The team’s initial findings were intriguing. Simply by comparing groups of people who regularly who play action games (like Call of Duty or Grant Theft Auto) against groups of people who do not, they saw that the former made decisions more quickly--but with the same degree of accuracy.

But the researchers needed to go farther than that--they wanted to show that playing shoot-‘em-ups actually caused these gains in decision-making prowess, and not simply those who already made better decisions also played action games. Daphne Bavelier, one of the study authors, explains that her group then took young adults who were not fast-paced gamers. These were divided into two groups: a control group playing leisurely games like The Sims 2 or Tetris; and a group playing action games like Counterstrike or Halo. The action gamers were better able to answer questions in a visual test involving a field of moving dots and an audio test involving distinguishing a target sound from a field of noise.

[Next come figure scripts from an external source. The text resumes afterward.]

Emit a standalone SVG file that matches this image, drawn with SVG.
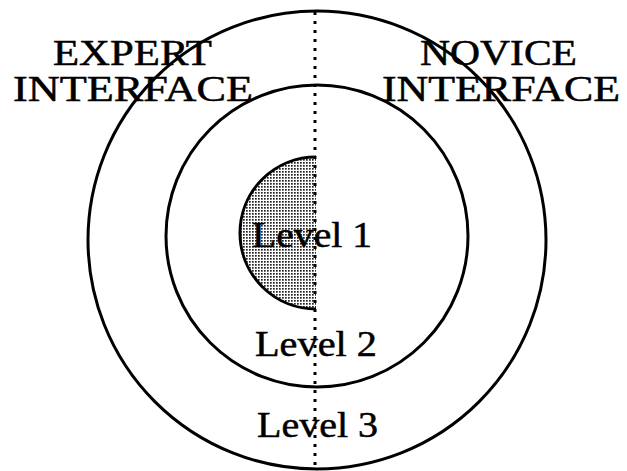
<svg xmlns="http://www.w3.org/2000/svg" width="627" height="471" viewBox="0 0 627 471">
<style>
.ring{fill:none;stroke:#000;stroke-width:3}
.lbl{font-family:"Liberation Serif","Times New Roman",serif;font-size:35px;fill:#000;stroke:#000;stroke-width:0.5}
.div{stroke:#000;stroke-width:3;stroke-dasharray:3 6;fill:none}
</style>
<defs>
<pattern id="stip" width="3" height="3" patternUnits="userSpaceOnUse">
<rect width="3" height="3" fill="#fff"/>
<rect width="1.7" height="1.7" fill="#222"/>
</pattern>
</defs>
<rect width="627" height="471" fill="#fff"/>
<g id="level3">
<circle class="ring" cx="317" cy="240" r="229"/>
<text class="lbl" x="257" y="437" textLength="121" lengthAdjust="spacingAndGlyphs">Level 3</text>
</g>
<g id="level2">
<circle class="ring" cx="317" cy="236" r="151"/>
<text class="lbl" x="255" y="356" textLength="122" lengthAdjust="spacingAndGlyphs">Level 2</text>
</g>
<g id="level1">
<path d="M316,157 A76,76 0 0 0 316,309 Z" fill="url(#stip)" stroke="none"/>
<path d="M316,157 A76,76 0 0 0 316,309" class="ring"/>
<text class="lbl" x="252" y="247" textLength="120" lengthAdjust="spacingAndGlyphs">Level 1</text>
</g>
<g id="connectors">
<line class="div" x1="315" y1="12" x2="315" y2="471"/>
</g>
<g id="expert">
<text class="lbl" x="53" y="65" textLength="159" lengthAdjust="spacingAndGlyphs">EXPERT</text>
<text class="lbl" x="13" y="101" textLength="240" lengthAdjust="spacingAndGlyphs">INTERFACE</text>
</g>
<g id="novice">
<text class="lbl" x="420" y="65" textLength="157" lengthAdjust="spacingAndGlyphs">NOVICE</text>
<text class="lbl" x="382" y="101" textLength="238" lengthAdjust="spacingAndGlyphs">INTERFACE</text>
</g>
</svg>
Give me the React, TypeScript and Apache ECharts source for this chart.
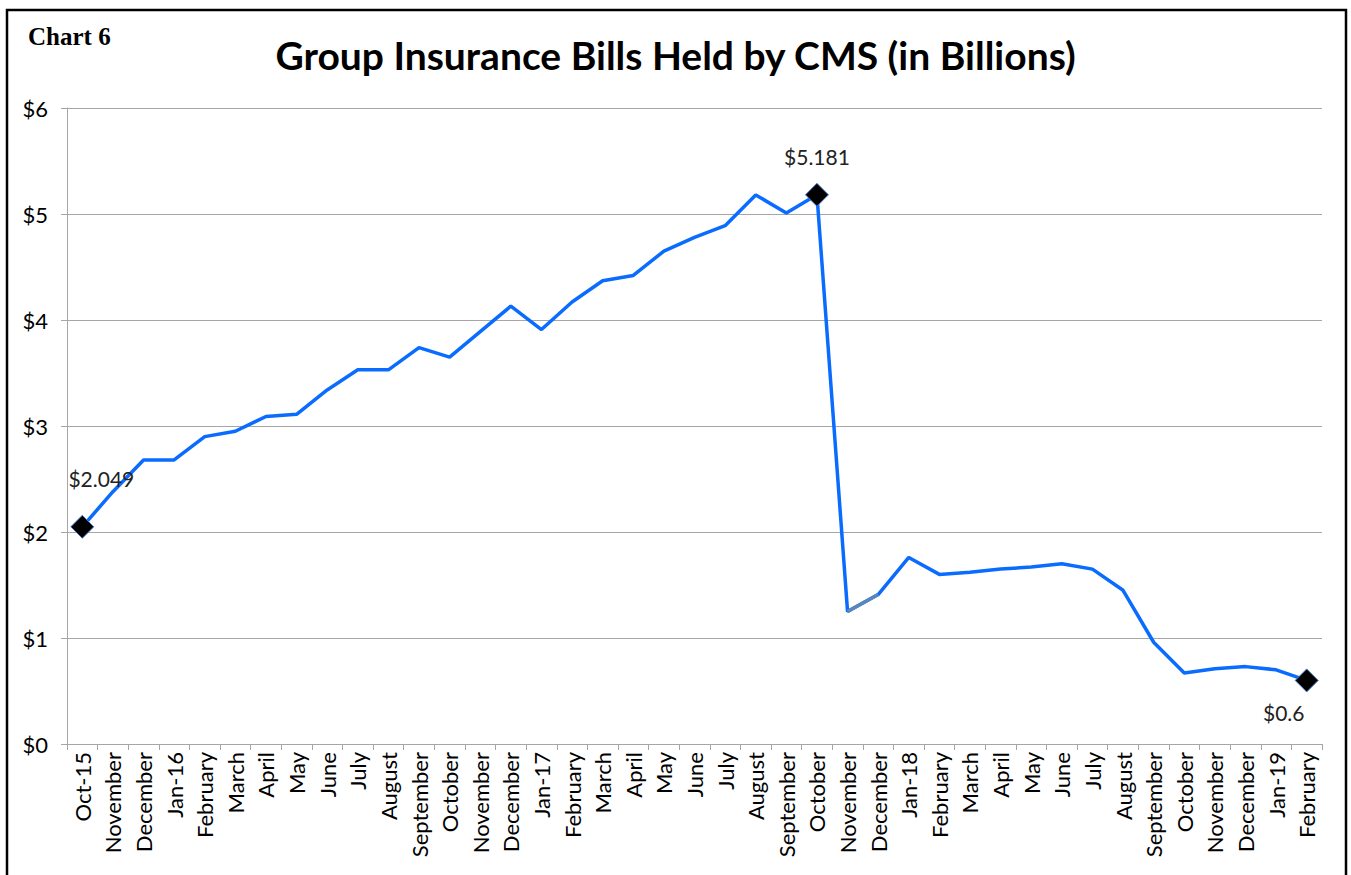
import React, { useEffect, useRef } from "react";
import * as echarts from "echarts";

const categories = [
  "Oct-15", "November", "December", "Jan-16", "February", "March", "April", "May", "June", "July",
  "August", "September", "October", "November", "December", "Jan-17", "February", "March", "April", "May",
  "June", "July", "August", "September", "October", "November", "December", "Jan-18", "February", "March",
  "April", "May", "June", "July", "August", "September", "October", "November", "December", "Jan-19", "February",
];

const values = [
  2.049, 2.38, 2.68, 2.68, 2.9, 2.95, 3.09, 3.11, 3.34, 3.53,
  3.53, 3.74, 3.65, 3.89, 4.13, 3.91, 4.17, 4.37, 4.42, 4.65,
  4.78, 4.89, 5.18, 5.01, 5.181, 1.25, 1.41, 1.76, 1.6, 1.62,
  1.65, 1.67, 1.7, 1.65, 1.45, 0.96, 0.67, 0.71, 0.73, 0.7, 0.6,
];

// indices of the greyish segment (Nov-17 to Dec-17)
const greySegment = [25, 26];

const labelled: Record<number, { text: string; offset: [number, number] }> = {
  0: { text: "$2.049", offset: [19, -48] },
  24: { text: "$5.181", offset: [0, -38] },
  40: { text: "$0.6", offset: [-23, 32] },
};

const yTicks = [0, 1, 2, 3, 4, 5, 6];

export default function App() {
  const ref = useRef<HTMLDivElement>(null);
  useEffect(() => {
    if (!ref.current) return;
    const chart = echarts.init(ref.current, null, { renderer: "svg" });
    const font = "Lato, 'Open Sans', sans-serif";
    const mainData = values.map((v, i) => {
      const l = labelled[i];
      if (!l) return { value: v, symbol: "none" };
      return {
        value: v,
        symbol: "diamond",
        symbolSize: [23, 23],
        itemStyle: { color: "#000", borderColor: "#4a7fd0", borderWidth: 1 },
        label: {
          show: true,
          formatter: l.text,
          position: "inside",
          offset: l.offset,
          fontSize: 21,
          color: "#222",
          fontFamily: font,
        },
      };
    });
    const greyData = values.map((v, i) => (greySegment.includes(i) ? v : null));
    chart.setOption({
      animation: false,
      backgroundColor: "#fff",
      grid: { left: 67, right: 29, top: 108, bottom: 131, containLabel: false },
      title: {
        text: "Group Insurance Bills Held by CMS (in Billions)",
        left: "center",
        top: 30,
        textStyle: { fontFamily: font, fontSize: 39, fontWeight: "bold", color: "#000" },
      },
      graphic: [
        {
          type: "rect",
          shape: { x: 7, y: 10, width: 1339, height: 900 },
          style: { fill: "none", stroke: "#000", lineWidth: 2.5 },
          silent: true,
        },
        {
          type: "text",
          x: 28,
          y: 24,
          style: {
            text: "Chart 6",
            font: "bold 25px 'Liberation Serif', 'DejaVu Serif', serif",
            fill: "#000",
          },
        },
      ],
      xAxis: {
        type: "category",
        data: categories,
        boundaryGap: true,
        axisLine: { lineStyle: { color: "#a6a6a6", width: 1 } },
        axisTick: { show: true, length: 6, lineStyle: { color: "#a6a6a6" } },
        axisLabel: {
          interval: 0,
          rotate: 90,
          fontSize: 22,
          color: "#000",
          fontFamily: font,
          margin: 8,
        },
        splitLine: { show: false },
      },
      yAxis: {
        type: "value",
        min: yTicks[0],
        max: yTicks[yTicks.length - 1],
        interval: 1,
        axisLine: { show: true, lineStyle: { color: "#a6a6a6", width: 1 } },
        axisTick: { show: true, length: 6, lineStyle: { color: "#a6a6a6" } },
        axisLabel: {
          formatter: (v: number) => "$" + v,
          fontSize: 22,
          color: "#000",
          fontFamily: font,
          margin: 19,
        },
        splitLine: { show: true, lineStyle: { color: "#a6a6a6", width: 1 } },
      },
      series: [
        {
          type: "line",
          data: mainData,
          lineStyle: { color: "#0a6cff", width: 3.5 },
          itemStyle: { color: "#0a6cff" },
          showSymbol: true,
          z: 3,
        },
        {
          type: "line",
          data: greyData,
          symbol: "none",
          lineStyle: { color: "#5b87b8", width: 3.5 },
          z: 4,
        },
      ],
    });
    return () => chart.dispose();
  }, []);
  return <div ref={ref} style={{ width: 1351, height: 875, position: "absolute", left: 0, top: 0 }} />;
}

“If the effect is really due to action game play,” Bavelier says, “we expect those individuals trained on action games to show more improvement between pre-training and post-training than the control trained group. This is exactly what we found.” The study design “ensures causality,” she says.

It’s an intriguing study, but it still raises a few questions. Action games may train us to make “better decisions” when it comes to spatial and auditory cues--but decision-making in general is a much broader category than that. For the time being though, this study is another one for the back pocket when anyone complains you play too many shooters--just tell them you’re getting smarter.